In the case of the Khumbu Glacier, which can be an often deadly obstacle to would-be climbers of Mount Everest, it is thought that helicopter and generator fuel, as well as batteries and incinerators could be contributing to pollution. Even human waste could be degrading the water supply, according to Clifford.

However, in addition to local pollution sources, mining, metal smelting, oil and coal combustion from miles away could also be factors, as the seasonal South Asian monsoon can carry deposit chemicals from some distance.

In 2019, Clifford analysed the chemical composition of pre-monsoon samples of stream water at 4,300–5,250 meters and snow at 5,200–6,665 meters from Mount Everest, Mount Lobuche, and the Imja Valley, in addition to a shallow ice core recovered from the Khumbu Glacier at 5,300 meters.

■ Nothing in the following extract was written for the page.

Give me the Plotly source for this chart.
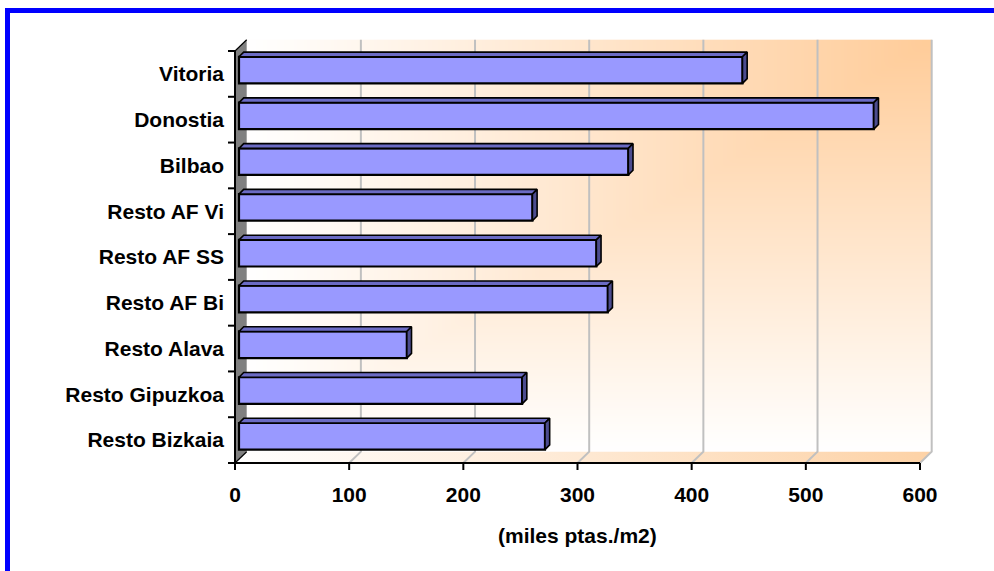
import numpy as np
import plotly.graph_objects as go

# --- data -------------------------------------------------------------
categorias = ["Vitoria", "Donostia", "Bilbao", "Resto AF Vi", "Resto AF SS",
              "Resto AF Bi", "Resto Alava", "Resto Gipuzkoa", "Resto Bizkaia"]
precios = [441, 556, 341, 257, 313, 323, 147, 248, 268]
x_ticks = [0, 100, 200, 300, 400, 500, 600]
titulo_x = "(miles ptas./m2)"

# --- geometry (pixels of the 994x571 canvas) ---------------------------
W_PX, H_PX = 994, 571
L, R, T, B = 226, 945, 30, 472          # plot area
X0_PX, X600_PX = 235, 920               # front axis: value 0 and 600
Y_BOT_PX, Y_TOP_PX = 463, 51            # front edge of category bands
n = len(categorias)
sx = (X600_PX - X0_PX) / 600.0          # px per value unit
sy = (Y_BOT_PX - Y_TOP_PX) / n          # px per category unit

x_range = [(L - X0_PX) / sx, (R - X0_PX) / sx]
y_range = [-0.5 - (B - Y_BOT_PX) / sy, -0.5 + (Y_BOT_PX - T) / sy]
x_dom = [L / W_PX, R / W_PX]
y_dom = [(H_PX - B) / H_PX, (H_PX - T) / H_PX]

# oblique depth of the 3-D box
DX, DY = 11.7 / sx, 11.3 / sy
# bars: front face offset and box depth
FX = 4.0 / sx
FY = 3.8 / sy
HALF = 13.3 / sy
BDX, BDY = 4.7 / sx, 4.7 / sy
OFF, WID = FY - HALF, 2 * HALF

pos = [n - 1 - i for i in range(n)]
ybot, ytop = -0.5, n - 0.5

PEACH = "#FFCC99"
FONT = dict(family="Liberation Sans, Arial, sans-serif", size=21,
            color="black", weight="bold")

fig = go.Figure()

# back wall with a corner gradient
N = 48
xe = np.linspace(DX, 600 + DX, N + 1)
ye = np.linspace(ybot + DY, ytop + DY, N + 1)
xc = (xe[:-1] + xe[1:]) / 2
yc = (ye[:-1] + ye[1:]) / 2
gx = (600 + DX - xc) / 600.0
gy = (ytop + DY - yc) / (ytop - ybot)
z = np.maximum(gx[None, :], gy[:, None])
fig.add_trace(go.Heatmap(x=xe, y=ye, z=z, zmin=0, zmax=1, zsmooth="best",
                         colorscale=[[0, PEACH], [1, "#FFFFFF"]],
                         showscale=False, hoverinfo="skip"))

# floor
fig.add_trace(go.Scatter(
    x=[0, 600, 600 + DX, DX, 0], y=[ybot, ybot, ybot + DY, ybot + DY, ybot],
    mode="lines", line=dict(width=0), fill="toself",
    fillgradient=dict(type="horizontal",
                      colorscale=[[0, "#FFFFFF"], [1, "#FDD2A6"]]),
    hoverinfo="skip", showlegend=False))

# gridlines on back wall and floor
gxs, gys = [], []
for v in x_ticks[1:]:
    gxs += [v, v + DX, v + DX, None]
    gys += [ybot, ybot + DY, ytop + DY, None]
fig.add_trace(go.Scatter(x=gxs, y=gys, mode="lines",
                         line=dict(color="#C0C0C0", width=2),
                         hoverinfo="skip", showlegend=False))

# left wall
fig.add_trace(go.Scatter(
    x=[0, DX, DX, 0, 0], y=[ybot, ybot + DY, ytop + DY, ytop, ybot],
    mode="lines", line=dict(width=0), fill="toself", fillcolor="#808080",
    hoverinfo="skip", showlegend=False))
fig.add_trace(go.Scatter(
    x=[0, DX, None, 0, DX], y=[ytop, ytop + DY, None, ybot, ybot + DY],
    mode="lines", line=dict(color="black", width=1.2),
    hoverinfo="skip", showlegend=False))

# axis lines and tick marks
tick_x, tick_y = 7 / sx, 7 / sy
ax_x = [0, 0, None, 0, 600, None]
ax_y = [ytop, ybot, None, ybot, ybot, None]
fig.add_trace(go.Scatter(x=ax_x, y=ax_y, mode="lines",
                         line=dict(color="black", width=2),
                         hoverinfo="skip", showlegend=False))
tk_x, tk_y = [], []
for v in x_ticks:
    tk_x += [v, v, None]
    tk_y += [ybot, ybot - tick_y, None]
for k in range(n + 1):
    b = -0.5 + k
    tk_x += [0, -tick_x, None]
    tk_y += [b, b, None]
fig.add_trace(go.Scatter(x=tk_x, y=tk_y, mode="lines",
                         line=dict(color="black", width=2),
                         hoverinfo="skip", showlegend=False))

# bars (overlay subplot so they sit above the walls and gridlines)
fig.add_trace(go.Bar(
    y=pos, x=precios, base=FX, offset=OFF, width=WID, orientation="h",
    marker=dict(color="#9999FF", line=dict(color="black", width=2.2)),
    xaxis="x2", yaxis="y2", hoverinfo="skip", showlegend=False))

top_x, top_y, side_x, side_y = [], [], [], []
for p, v in zip(pos, precios):
    x0, x1 = FX, v + FX
    yb, yt = p + OFF, p + OFF + WID
    top_x += [x0, x1, x1 + BDX, x0 + BDX, x0, None]
    top_y += [yt, yt, yt + BDY, yt + BDY, yt, None]
    side_x += [x1, x1 + BDX, x1 + BDX, x1, x1, None]
    side_y += [yb, yb + BDY, yt + BDY, yt, yb, None]
fig.add_trace(go.Scatter(x=top_x, y=top_y, mode="lines", fill="toself",
                         fillcolor="#6B6BC4",
                         line=dict(color="black", width=1.6),
                         xaxis="x2", yaxis="y2",
                         hoverinfo="skip", showlegend=False))
fig.add_trace(go.Scatter(x=side_x, y=side_y, mode="lines", fill="toself",
                         fillcolor="#4C4C8F",
                         line=dict(color="black", width=1.6),
                         xaxis="x2", yaxis="y2",
                         hoverinfo="skip", showlegend=False))

fig.update_layout(
    width=W_PX, height=H_PX, margin=dict(l=0, r=0, t=0, b=0),
    paper_bgcolor="white", plot_bgcolor="rgba(0,0,0,0)",
    showlegend=False, barmode="overlay",
    xaxis=dict(domain=x_dom, range=x_range, tickmode="array",
               tickvals=x_ticks, ticktext=[str(v) for v in x_ticks],
               ticks="", showgrid=False, zeroline=False, showline=False,
               tickfont=FONT, ticklabelstandoff=8, fixedrange=True),
    yaxis=dict(domain=y_dom, range=y_range, tickmode="array",
               tickvals=pos, ticktext=categorias, ticks="",
               showgrid=False, zeroline=False, showline=False,
               tickfont=FONT, ticklabelstandoff=1, fixedrange=True),
    xaxis2=dict(overlaying="x", range=x_range, visible=False,
                anchor="y2", fixedrange=True),
    yaxis2=dict(overlaying="y", range=y_range, visible=False,
                anchor="x2", fixedrange=True),
    annotations=[dict(text=titulo_x, x=577 / W_PX, y=(H_PX - 535) / H_PX,
                      xref="paper", yref="paper", xanchor="center",
                      yanchor="middle", showarrow=False, font=FONT)],
    shapes=[
        dict(type="rect", xref="paper", yref="paper", layer="above",
             x0=5 / W_PX, x1=1, y0=(H_PX - 13) / H_PX, y1=(H_PX - 8) / H_PX,
             fillcolor="#0000FF", line=dict(width=0)),
        dict(type="rect", xref="paper", yref="paper", layer="above",
             x0=5 / W_PX, x1=10 / W_PX, y0=0, y1=(H_PX - 8) / H_PX,
             fillcolor="#0000FF", line=dict(width=0)),
    ],
)

fig.write_html("out.html")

Clifford believes this is the first such analysis on Khumbu Glacier ice and the first detailed characterisation of pre-monsoon snow/water elemental chemistry for the region.

The study says meltwater from the Khumbu Glacier is responsible for 65 percent of the local water supply during the dry, pre-monsoon season. In addition to the 3500-6000 locals who depend on this water for cooking, drinking, and irrigation, some 57,000 climbers can make the trek to Mount Everest Base Camp each year, putting even more strain on the water supply.

Clifford says more research needs to be done and more environmental monitoring conducted in an area that is only set to become more vulnerable to heavy metal pollution as tourism around the world’s greatest peak continues.